# Stressed and Confused



## JackieO (May 27, 2009)

I truly feel so much anxiety about whether I should have married my husband or not. Half of the time things are pretty decent. I am happy and we have a good time together. The other half, though, is rough. We've been married for three years and lived together for four. From the beginning I've felt that he's been unnecessarily rude and angry towards me about different things. When we were dating he never wanted to leave his parents house and I sort of suggested that maybe he was too old to live at home. He was a 27- yr. old professional living like a child at his mom's house. Yes, I know now I should never have suggested it. After I suggested it, his dad pushed him to marry me and arranged to get a ring. I thought a lot of this was abnormal, but every time I asked if he really wanted to get married he said yes. Even though I felt uneasy I never got a real answer from him. Well, after we were married, he hated our apartment that his dad bought for us and antagonized me about it when I didn't even buy the thing. We then moved to a bigger city which we love, so it brought us closer. However, I still feel like there are strong qualities about him that I do NOT want in a husband, which I didn't consider when I was younger. Now that I am getting older I see extreme deficits within him. Meanwhile, after 4 years he tells me that he misses his parents and feels trapped because he can never go back to his old life with his parents. Keep in mind I encourage him to see them, however they tell him he's not allowed home if I am not there. He also says he is jealous of my best friend because she is single. He doesn't know if I am the right one for him. At the same time, I don't know if he is for me either because he tends to act very immature and rude to me. Of course, on the other side, we do love each other and get along well on many other fronts. I just don't know if he will ever truly accept me as his wife and 100% devote himself to me. We've been to counseling and everything. It never worked because my husband was not open to compromising. I just feel sooo much anxiety. I feel so torn up. I don't want to lose our happy life together, but I also don't want to accept a 50% devotion.


----------



## smash (Jun 2, 2009)

Marriage is about both of you giving 100% - yes there are days when all of us are not capable of doing that.. but you have to go into the marriage with all you've got. Is he an only child? My husband is - and he never learned the value of surviving on his own. Now, he doesn't want to live with his parents or anything, but the lack of direction he received in how to be an adult from them has had a huge hand in the destruction of our marriage due to his lack of being able to, or interested in trying hard enough, to provide. 
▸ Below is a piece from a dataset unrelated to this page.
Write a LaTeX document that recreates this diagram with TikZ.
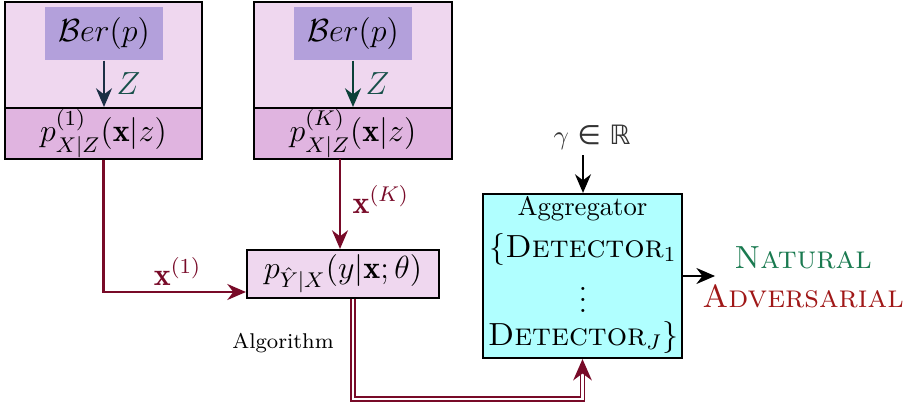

It sounds like he has some really serious hang ups with his parents - you DO NOT want to replace his mommy/daddy in any form or fashion & it almost sounds like even THAT isn't good enough for him even if you were so willing. You probably need to have a very serious discussion with his parents - but only AFTER you get some counseling for you. You can't fix him, but you can sure learn how to fix you & if that includes telling him to hit the road & how to do it, then so be it. Life is too short to be unhappy & you are certainly young enough to flourish elsewhere. Find someone who you feel comfortable talking to - separate from the counselor y'all have seen together - that can help ease your mind a bit. 

Best of luck to you


----------



## Blanca (Jul 25, 2008)

It sounds to me like your H is just really immature. He probably doesnt know what he wants. His mood swings sound like child tantrums to me. If he's not even sure he wanted to marry you, then its going to be a hard road. sorry i dont have more advice for you, just hang in there. everything works out in the end.


----------